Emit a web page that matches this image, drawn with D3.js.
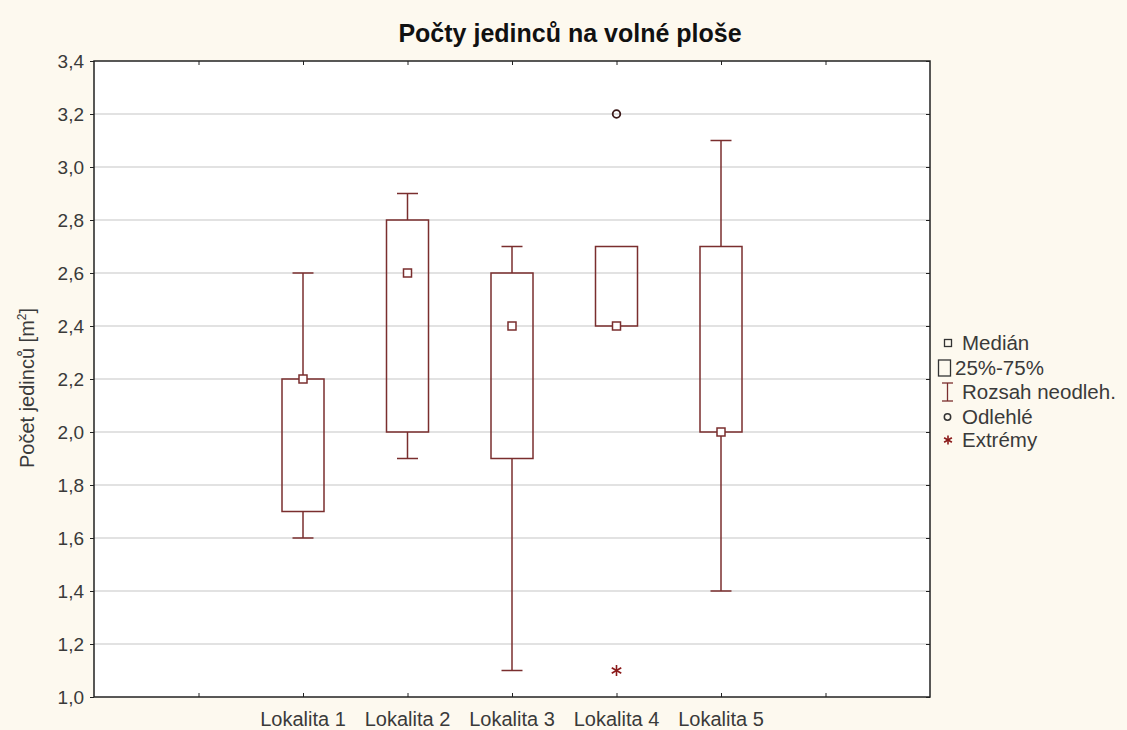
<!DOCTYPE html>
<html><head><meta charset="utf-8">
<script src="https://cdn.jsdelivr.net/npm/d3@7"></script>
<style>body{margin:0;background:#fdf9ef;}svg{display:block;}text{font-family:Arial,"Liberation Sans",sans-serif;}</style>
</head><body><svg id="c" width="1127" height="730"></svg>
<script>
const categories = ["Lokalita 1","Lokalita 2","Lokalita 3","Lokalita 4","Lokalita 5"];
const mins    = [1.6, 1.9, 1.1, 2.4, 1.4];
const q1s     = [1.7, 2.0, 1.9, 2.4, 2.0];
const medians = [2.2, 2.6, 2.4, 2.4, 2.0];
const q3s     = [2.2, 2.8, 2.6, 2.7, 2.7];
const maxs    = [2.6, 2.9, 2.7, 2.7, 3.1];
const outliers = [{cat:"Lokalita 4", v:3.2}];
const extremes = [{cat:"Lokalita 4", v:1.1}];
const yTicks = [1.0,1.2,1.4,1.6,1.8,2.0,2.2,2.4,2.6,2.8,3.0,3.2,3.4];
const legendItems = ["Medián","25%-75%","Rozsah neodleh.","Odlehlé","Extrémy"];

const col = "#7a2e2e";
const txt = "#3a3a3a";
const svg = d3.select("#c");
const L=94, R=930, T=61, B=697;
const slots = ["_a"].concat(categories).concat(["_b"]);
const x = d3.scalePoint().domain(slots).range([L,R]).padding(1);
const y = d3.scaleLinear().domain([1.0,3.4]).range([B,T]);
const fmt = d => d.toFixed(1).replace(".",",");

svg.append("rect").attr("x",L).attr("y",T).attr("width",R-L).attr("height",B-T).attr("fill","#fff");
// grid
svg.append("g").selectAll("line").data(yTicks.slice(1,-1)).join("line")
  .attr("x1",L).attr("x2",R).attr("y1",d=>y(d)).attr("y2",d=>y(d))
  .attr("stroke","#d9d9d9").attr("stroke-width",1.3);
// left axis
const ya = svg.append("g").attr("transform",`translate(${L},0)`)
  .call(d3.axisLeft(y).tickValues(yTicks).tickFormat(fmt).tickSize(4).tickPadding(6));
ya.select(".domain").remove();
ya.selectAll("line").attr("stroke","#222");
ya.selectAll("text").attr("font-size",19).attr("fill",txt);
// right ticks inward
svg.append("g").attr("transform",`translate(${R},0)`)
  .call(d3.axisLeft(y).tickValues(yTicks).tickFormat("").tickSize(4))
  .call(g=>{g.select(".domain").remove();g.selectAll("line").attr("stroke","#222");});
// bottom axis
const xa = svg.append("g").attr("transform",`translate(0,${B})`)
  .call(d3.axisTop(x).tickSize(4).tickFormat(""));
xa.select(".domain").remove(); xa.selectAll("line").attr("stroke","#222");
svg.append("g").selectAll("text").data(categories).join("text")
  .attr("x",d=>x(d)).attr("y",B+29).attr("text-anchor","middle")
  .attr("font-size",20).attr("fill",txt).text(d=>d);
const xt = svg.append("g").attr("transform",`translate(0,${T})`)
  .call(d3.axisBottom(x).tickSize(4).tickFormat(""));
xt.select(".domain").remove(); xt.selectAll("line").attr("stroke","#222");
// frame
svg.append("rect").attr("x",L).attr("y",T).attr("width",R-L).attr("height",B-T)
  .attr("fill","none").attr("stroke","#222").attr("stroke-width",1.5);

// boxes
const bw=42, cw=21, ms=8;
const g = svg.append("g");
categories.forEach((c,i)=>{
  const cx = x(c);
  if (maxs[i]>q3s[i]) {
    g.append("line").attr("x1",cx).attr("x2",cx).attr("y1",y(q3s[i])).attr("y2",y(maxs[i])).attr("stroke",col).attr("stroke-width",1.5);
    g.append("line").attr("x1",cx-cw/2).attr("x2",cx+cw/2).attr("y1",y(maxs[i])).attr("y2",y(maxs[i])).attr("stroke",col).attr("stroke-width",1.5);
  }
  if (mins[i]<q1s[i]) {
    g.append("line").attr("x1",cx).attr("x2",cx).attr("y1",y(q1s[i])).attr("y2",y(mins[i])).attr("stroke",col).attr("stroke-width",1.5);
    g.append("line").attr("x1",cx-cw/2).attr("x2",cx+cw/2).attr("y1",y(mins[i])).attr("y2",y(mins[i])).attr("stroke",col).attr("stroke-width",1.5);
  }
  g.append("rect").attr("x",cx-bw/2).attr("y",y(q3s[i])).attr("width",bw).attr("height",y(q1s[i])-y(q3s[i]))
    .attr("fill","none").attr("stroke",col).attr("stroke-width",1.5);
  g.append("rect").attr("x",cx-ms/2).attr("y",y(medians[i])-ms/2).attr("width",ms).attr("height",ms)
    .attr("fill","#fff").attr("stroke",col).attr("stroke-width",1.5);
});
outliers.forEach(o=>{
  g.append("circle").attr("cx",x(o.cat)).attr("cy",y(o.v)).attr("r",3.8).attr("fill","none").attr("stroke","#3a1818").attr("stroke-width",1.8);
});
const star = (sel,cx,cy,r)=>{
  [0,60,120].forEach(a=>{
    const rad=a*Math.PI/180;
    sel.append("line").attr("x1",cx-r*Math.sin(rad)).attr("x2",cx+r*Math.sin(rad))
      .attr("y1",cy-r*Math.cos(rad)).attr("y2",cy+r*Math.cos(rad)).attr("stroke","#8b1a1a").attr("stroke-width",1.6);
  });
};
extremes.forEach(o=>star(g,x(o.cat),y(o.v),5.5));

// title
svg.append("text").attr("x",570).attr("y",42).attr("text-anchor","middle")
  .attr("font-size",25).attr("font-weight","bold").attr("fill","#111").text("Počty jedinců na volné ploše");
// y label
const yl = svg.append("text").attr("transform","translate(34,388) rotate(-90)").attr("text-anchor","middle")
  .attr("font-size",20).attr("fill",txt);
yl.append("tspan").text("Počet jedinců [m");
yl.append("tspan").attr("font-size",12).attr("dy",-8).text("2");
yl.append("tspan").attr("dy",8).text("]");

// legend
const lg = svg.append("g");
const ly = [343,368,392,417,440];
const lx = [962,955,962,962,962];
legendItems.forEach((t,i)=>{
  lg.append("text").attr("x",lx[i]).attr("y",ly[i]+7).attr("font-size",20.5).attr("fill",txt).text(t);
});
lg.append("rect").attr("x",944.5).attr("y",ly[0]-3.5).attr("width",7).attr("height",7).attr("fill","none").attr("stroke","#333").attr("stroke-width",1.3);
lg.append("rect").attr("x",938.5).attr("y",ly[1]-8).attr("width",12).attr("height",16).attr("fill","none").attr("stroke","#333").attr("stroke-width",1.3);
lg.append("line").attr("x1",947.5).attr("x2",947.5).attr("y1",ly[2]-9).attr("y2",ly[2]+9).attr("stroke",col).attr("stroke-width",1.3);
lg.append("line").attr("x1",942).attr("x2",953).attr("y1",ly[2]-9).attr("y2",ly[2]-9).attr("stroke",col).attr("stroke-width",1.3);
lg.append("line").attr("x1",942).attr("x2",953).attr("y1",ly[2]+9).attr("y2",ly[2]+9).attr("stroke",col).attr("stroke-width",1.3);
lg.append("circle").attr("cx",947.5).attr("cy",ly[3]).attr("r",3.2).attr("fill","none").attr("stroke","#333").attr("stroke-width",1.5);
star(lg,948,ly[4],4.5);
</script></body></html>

What is needed. With the pictures left out, transcribe the material exactly.

Result.
Emit a web page that matches this image, drawn with D3.js.
<!DOCTYPE html>
<html><head><meta charset="utf-8">
<script src="https://cdn.jsdelivr.net/npm/d3@7"></script>
<style>body{margin:0;background:#fdf9ef;}svg{display:block;}text{font-family:Arial,"Liberation Sans",sans-serif;}</style>
</head><body><svg id="c" width="1127" height="730"></svg>
<script>
const categories = ["Lokalita 1","Lokalita 2","Lokalita 3","Lokalita 4","Lokalita 5"];
const mins    = [1.6, 1.9, 1.1, 2.4, 1.4];
const q1s     = [1.7, 2.0, 1.9, 2.4, 2.0];
const medians = [2.2, 2.6, 2.4, 2.4, 2.0];
const q3s     = [2.2, 2.8, 2.6, 2.7, 2.7];
const maxs    = [2.6, 2.9, 2.7, 2.7, 3.1];
const outliers = [{cat:"Lokalita 4", v:3.2}];
const extremes = [{cat:"Lokalita 4", v:1.1}];
const yTicks = [1.0,1.2,1.4,1.6,1.8,2.0,2.2,2.4,2.6,2.8,3.0,3.2,3.4];
const legendItems = ["Medián","25%-75%","Rozsah neodleh.","Odlehlé","Extrémy"];

const col = "#7a2e2e";
const txt = "#3a3a3a";
const svg = d3.select("#c");
const L=94, R=930, T=61, B=697;
const slots = ["_a"].concat(categories).concat(["_b"]);
const x = d3.scalePoint().domain(slots).range([L,R]).padding(1);
const y = d3.scaleLinear().domain([1.0,3.4]).range([B,T]);
const fmt = d => d.toFixed(1).replace(".",",");

svg.append("rect").attr("x",L).attr("y",T).attr("width",R-L).attr("height",B-T).attr("fill","#fff");
// grid
svg.append("g").selectAll("line").data(yTicks.slice(1,-1)).join("line")
  .attr("x1",L).attr("x2",R).attr("y1",d=>y(d)).attr("y2",d=>y(d))
  .attr("stroke","#d9d9d9").attr("stroke-width",1.3);
// left axis
const ya = svg.append("g").attr("transform",`translate(${L},0)`)
  .call(d3.axisLeft(y).tickValues(yTicks).tickFormat(fmt).tickSize(4).tickPadding(6));
ya.select(".domain").remove();
ya.selectAll("line").attr("stroke","#222");
ya.selectAll("text").attr("font-size",19).attr("fill",txt);
// right ticks inward
svg.append("g").attr("transform",`translate(${R},0)`)
  .call(d3.axisLeft(y).tickValues(yTicks).tickFormat("").tickSize(4))
  .call(g=>{g.select(".domain").remove();g.selectAll("line").attr("stroke","#222");});
// bottom axis
const xa = svg.append("g").attr("transform",`translate(0,${B})`)
  .call(d3.axisTop(x).tickSize(4).tickFormat(""));
xa.select(".domain").remove(); xa.selectAll("line").attr("stroke","#222");
svg.append("g").selectAll("text").data(categories).join("text")
  .attr("x",d=>x(d)).attr("y",B+29).attr("text-anchor","middle")
  .attr("font-size",20).attr("fill",txt).text(d=>d);
const xt = svg.append("g").attr("transform",`translate(0,${T})`)
  .call(d3.axisBottom(x).tickSize(4).tickFormat(""));
xt.select(".domain").remove(); xt.selectAll("line").attr("stroke","#222");
// frame
svg.append("rect").attr("x",L).attr("y",T).attr("width",R-L).attr("height",B-T)
  .attr("fill","none").attr("stroke","#222").attr("stroke-width",1.5);

// boxes
const bw=42, cw=21, ms=8;
const g = svg.append("g");
categories.forEach((c,i)=>{
  const cx = x(c);
  if (maxs[i]>q3s[i]) {
    g.append("line").attr("x1",cx).attr("x2",cx).attr("y1",y(q3s[i])).attr("y2",y(maxs[i])).attr("stroke",col).attr("stroke-width",1.5);
    g.append("line").attr("x1",cx-cw/2).attr("x2",cx+cw/2).attr("y1",y(maxs[i])).attr("y2",y(maxs[i])).attr("stroke",col).attr("stroke-width",1.5);
  }
  if (mins[i]<q1s[i]) {
    g.append("line").attr("x1",cx).attr("x2",cx).attr("y1",y(q1s[i])).attr("y2",y(mins[i])).attr("stroke",col).attr("stroke-width",1.5);
    g.append("line").attr("x1",cx-cw/2).attr("x2",cx+cw/2).attr("y1",y(mins[i])).attr("y2",y(mins[i])).attr("stroke",col).attr("stroke-width",1.5);
  }
  g.append("rect").attr("x",cx-bw/2).attr("y",y(q3s[i])).attr("width",bw).attr("height",y(q1s[i])-y(q3s[i]))
    .attr("fill","none").attr("stroke",col).attr("stroke-width",1.5);
  g.append("rect").attr("x",cx-ms/2).attr("y",y(medians[i])-ms/2).attr("width",ms).attr("height",ms)
    .attr("fill","#fff").attr("stroke",col).attr("stroke-width",1.5);
});
outliers.forEach(o=>{
  g.append("circle").attr("cx",x(o.cat)).attr("cy",y(o.v)).attr("r",3.8).attr("fill","none").attr("stroke","#3a1818").attr("stroke-width",1.8);
});
const star = (sel,cx,cy,r)=>{
  [0,60,120].forEach(a=>{
    const rad=a*Math.PI/180;
    sel.append("line").attr("x1",cx-r*Math.sin(rad)).attr("x2",cx+r*Math.sin(rad))
      .attr("y1",cy-r*Math.cos(rad)).attr("y2",cy+r*Math.cos(rad)).attr("stroke","#8b1a1a").attr("stroke-width",1.6);
  });
};
extremes.forEach(o=>star(g,x(o.cat),y(o.v),5.5));

// title
svg.append("text").attr("x",570).attr("y",42).attr("text-anchor","middle")
  .attr("font-size",25).attr("font-weight","bold").attr("fill","#111").text("Počty jedinců na volné ploše");
// y label
const yl = svg.append("text").attr("transform","translate(34,388) rotate(-90)").attr("text-anchor","middle")
  .attr("font-size",20).attr("fill",txt);
yl.append("tspan").text("Počet jedinců [m");
yl.append("tspan").attr("font-size",12).attr("dy",-8).text("2");
yl.append("tspan").attr("dy",8).text("]");

// legend
const lg = svg.append("g");
const ly = [343,368,392,417,440];
const lx = [962,955,962,962,962];
legendItems.forEach((t,i)=>{
  lg.append("text").attr("x",lx[i]).attr("y",ly[i]+7).attr("font-size",20.5).attr("fill",txt).text(t);
});
lg.append("rect").attr("x",944.5).attr("y",ly[0]-3.5).attr("width",7).attr("height",7).attr("fill","none").attr("stroke","#333").attr("stroke-width",1.3);
lg.append("rect").attr("x",938.5).attr("y",ly[1]-8).attr("width",12).attr("height",16).attr("fill","none").attr("stroke","#333").attr("stroke-width",1.3);
lg.append("line").attr("x1",947.5).attr("x2",947.5).attr("y1",ly[2]-9).attr("y2",ly[2]+9).attr("stroke",col).attr("stroke-width",1.3);
lg.append("line").attr("x1",942).attr("x2",953).attr("y1",ly[2]-9).attr("y2",ly[2]-9).attr("stroke",col).attr("stroke-width",1.3);
lg.append("line").attr("x1",942).attr("x2",953).attr("y1",ly[2]+9).attr("y2",ly[2]+9).attr("stroke",col).attr("stroke-width",1.3);
lg.append("circle").attr("cx",947.5).attr("cy",ly[3]).attr("r",3.2).attr("fill","none").attr("stroke","#333").attr("stroke-width",1.5);
star(lg,948,ly[4],4.5);
</script></body></html>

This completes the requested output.